The extra tracks were released on May 9 as part of the reissue of the the rockers' 1985 album, which reached number one in Australia.
Among the unreleased songs is a candid studio moment where Hutchence's charismatic voice echoes through early takes of their '80s hit track This Time.
The anniversary edition has reignited nostalgia and appreciation for INXS' enduring legacy, under the guidance of executive music producer Giles Martin.
INXS saxophonist Kirk Pengilly said compiling the tracklist was a moving experience.
'I did get emotional with this, because there were some out-takes of the banter between us all,' he told The Daily Telegraph.
'But we didn't keep a lot of that stuff, so I was really surprised when the tapes turned up. So this is pretty special, a real time capsule.'
The band conquered the world with their 1985 album, which reached number 11 on the US Billboard chart and went double platinum there.
It also charted in New Zealand, the UK and Canada.
The re-release has catapulted the band back into the to the Official Album Download chart for the first time since 2012.
The rockers continued to perform with singer Michael Hutchence until his tragic death in Sydney in 1997, where he committed suicide in a hotel room.
Hutchence died at Sydney's Ritz Carlton, now known as the Intercontinental Hotel Double Bay, while depressed and under the influence of alcohol and drugs.
His partner, Paula Yates, claimed a year before her own death that Michael likely died accidentally while choking himself for sexual pleasure, as the pair had engaged in similar sex games.
A post-mortem examination found alcohol, cocaine, codeine, Prozac, Valium and other prescribed benzodiazepines - or 'benzos' - in Hutchence's urine and blood.
In late 1995, Hutchence told British music magazine Vox: 'I don't wanna be a f***ing cliche. I don't need to be dropping off in a hotel bath.
'I've come close, though.
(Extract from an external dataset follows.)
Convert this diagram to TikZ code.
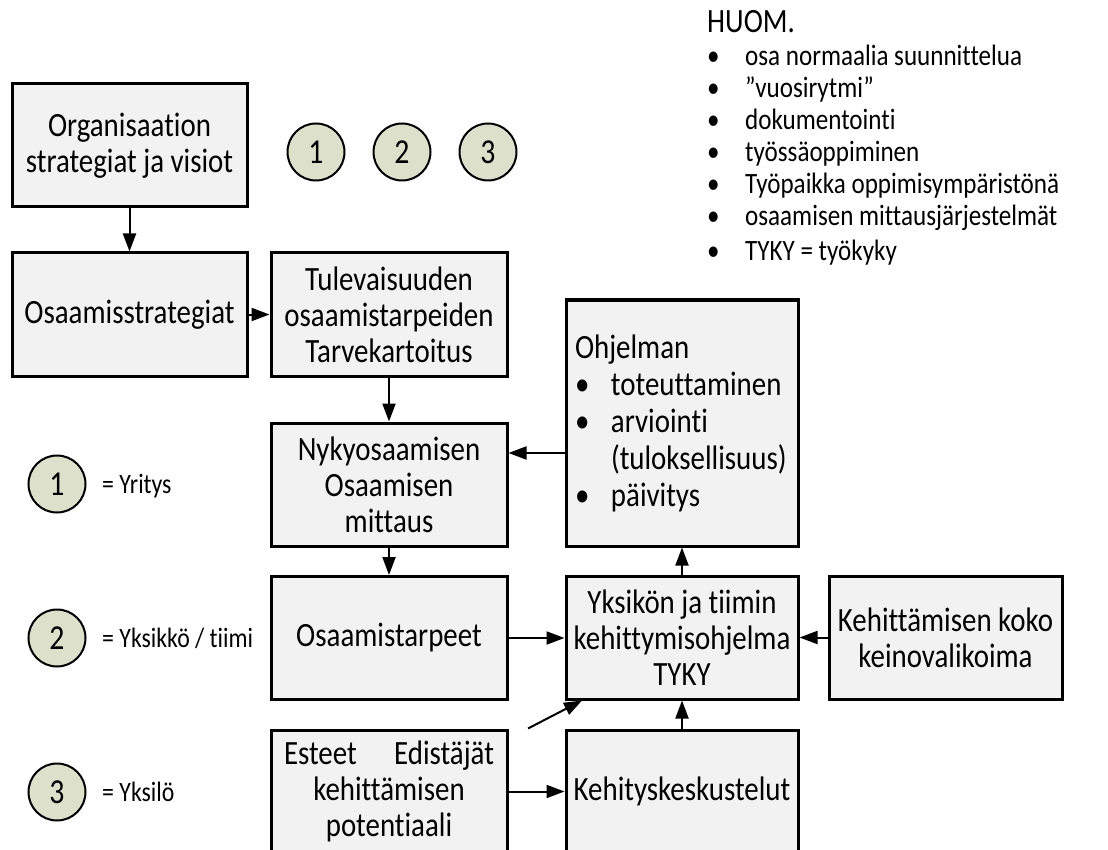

I'm surprised I've survived and so are a lot of my friends.'
The Australian group were one of the world's most successful rock bands in the late '80s.
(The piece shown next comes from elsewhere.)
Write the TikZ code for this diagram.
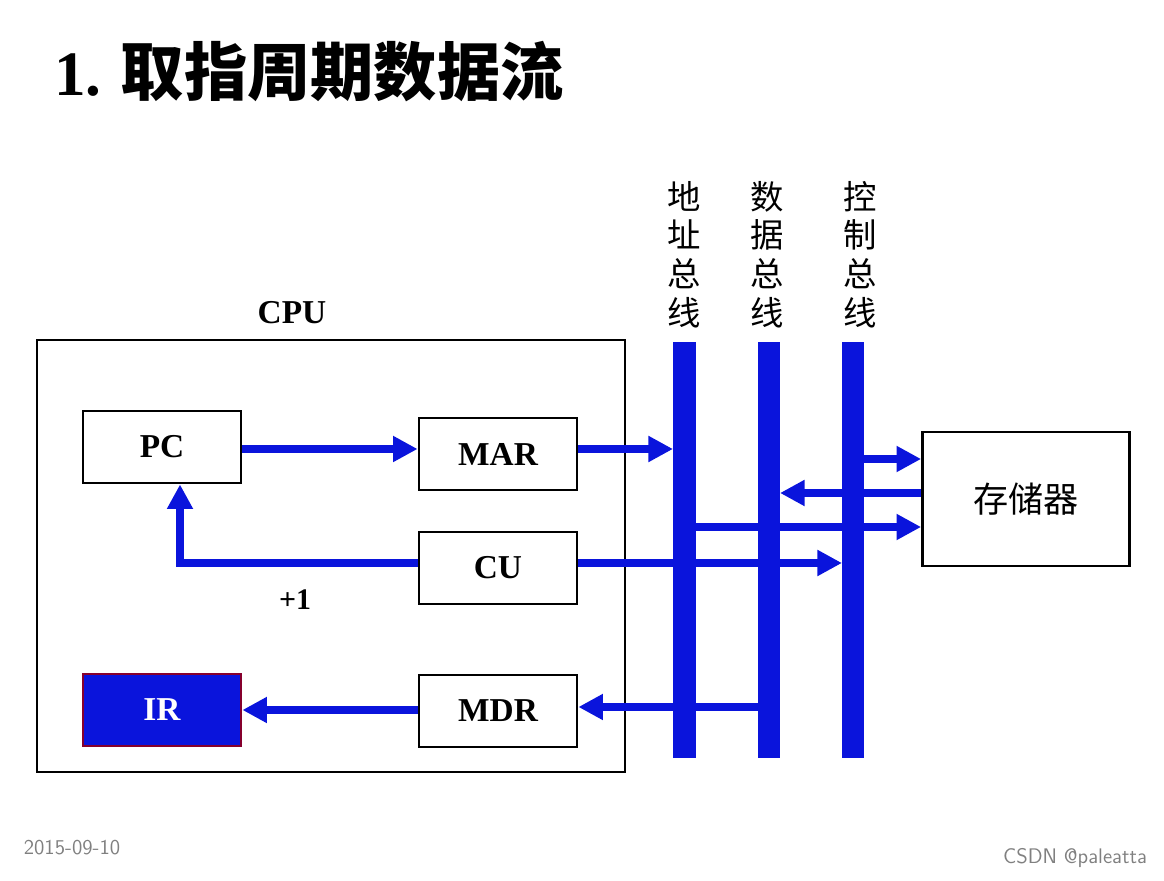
\documentclass[tikz,border=0pt]{standalone}
\usepackage{fontspec}
\setmainfont{Liberation Serif}
\newfontfamily\cjk{Noto Sans CJK SC}
\usetikzlibrary{arrows.meta,positioning}
\definecolor{busblue}{RGB}{10,20,220}
\tikzset{
    unit/.style={draw,line width=1.6pt,minimum width=3.16cm,minimum height=1.44cm,font=\bfseries\fontsize{19}{19}\selectfont},
    flow/.style={busblue,line width=5pt,-{Triangle[length=14pt,width=14pt]}},
    bus/.style={fill=busblue},
    buslabel/.style={font=\cjk\fontsize{19}{22}\selectfont,align=center,anchor=south},
}
\begin{document}
\begin{tikzpicture}[x=0.02cm,y=-0.02cm]
    \useasboundingbox (0,0) rectangle (1164,881);
    \node[anchor=west,font=\cjk\bfseries\fontsize{36}{36}\selectfont] (title) at (48,72) {\textrm{\textbf{1.}} 取指周期数据流};
    % CPU
    \draw[line width=1.6pt] (37,340) rectangle (625,772);
    \node[font=\bfseries\fontsize{19}{19}\selectfont] (cpu) at (292,313) {CPU};
    \node[unit] (pc) at (162,447) {PC};
    \node[unit] (mar) at (498,454) {MAR};
    \node[unit] (cu) at (498,568) {CU};
    \node[unit] (mdr) at (498,711) {MDR};
    \node[unit,fill=busblue,draw=purple!70!black,text=white] (ir) at (162,710) {IR};
    \node[font=\bfseries\fontsize{17}{17}\selectfont] (inc) at (295,600) {+1};
    % memory
    \node[draw,line width=1.6pt,minimum width=4.14cm,minimum height=2.68cm,font=\cjk\fontsize{20}{20}\selectfont] (mem) at (1026,499) {存储器};
    % bus end points
    \coordinate (abus) at (673,449);
    \coordinate (cbus) at (842,563);
    \coordinate (cpcturn) at (180,563);
    \coordinate (dbusin) at (780,493);
    \coordinate (dbusout) at (758,707);
    \coordinate (cbusmem) at (864,459);
    \coordinate (abusmem) at (696,527);
    % flows
    \draw[flow] (pc.east|-abus) -- (mar.west|-abus);
    \draw[flow] (mar.east|-abus) -- (abus);
    \draw[flow] (cu.west|-cbus) -- (cpcturn) -- (pc.south-|cpcturn);
    \draw[flow] (cu.east|-cbus) -- (cbus);
    \draw[flow] (abusmem) -- (mem.west|-abusmem);
    \draw[flow] (cbusmem) -- (mem.west|-cbusmem);
    \draw[flow] (mem.west|-dbusin) -- (dbusin);
    \draw[flow] (dbusout) -- (mdr.east|-dbusout);
    \draw[flow] (mdr.west|-ir) -- (ir.east);
    % buses
    \fill[bus] (673,342) rectangle (696,758);
    \fill[bus] (758,342) rectangle (780,758);
    \fill[bus] (842,342) rectangle (864,758);
    \node[buslabel] (addr) at (684,334) {地\\址\\总\\线};
    \node[buslabel] (data) at (767,334) {数\\据\\总\\线};
    \node[buslabel] (ctrl) at (860,334) {控\\制\\总\\线};
    % footer
    \node[text=gray,font=\sffamily\fontsize{12}{12}\selectfont] (date) at (72,848) {2015-09-10};
    \node[text=gray,font=\sffamily\fontsize{12}{12}\selectfont] (csdn) at (1075,858) {CSDN @paleatta};
\end{tikzpicture}
\end{document}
Following their formation in 1977, they stormed the charts with songs including Need You Tonight, Good Times, New Sensation and Kick.
They are one of Australia's highest-selling bands of all time, with over 50 million albums sold worldwide.
Their 2011 greatest hits album has spent a record 623 weeks on the ARIA top 100 albums chart.
Its success followed the release of the 2014 Channel Seven mini-series about the band called Never Tear Us Apart.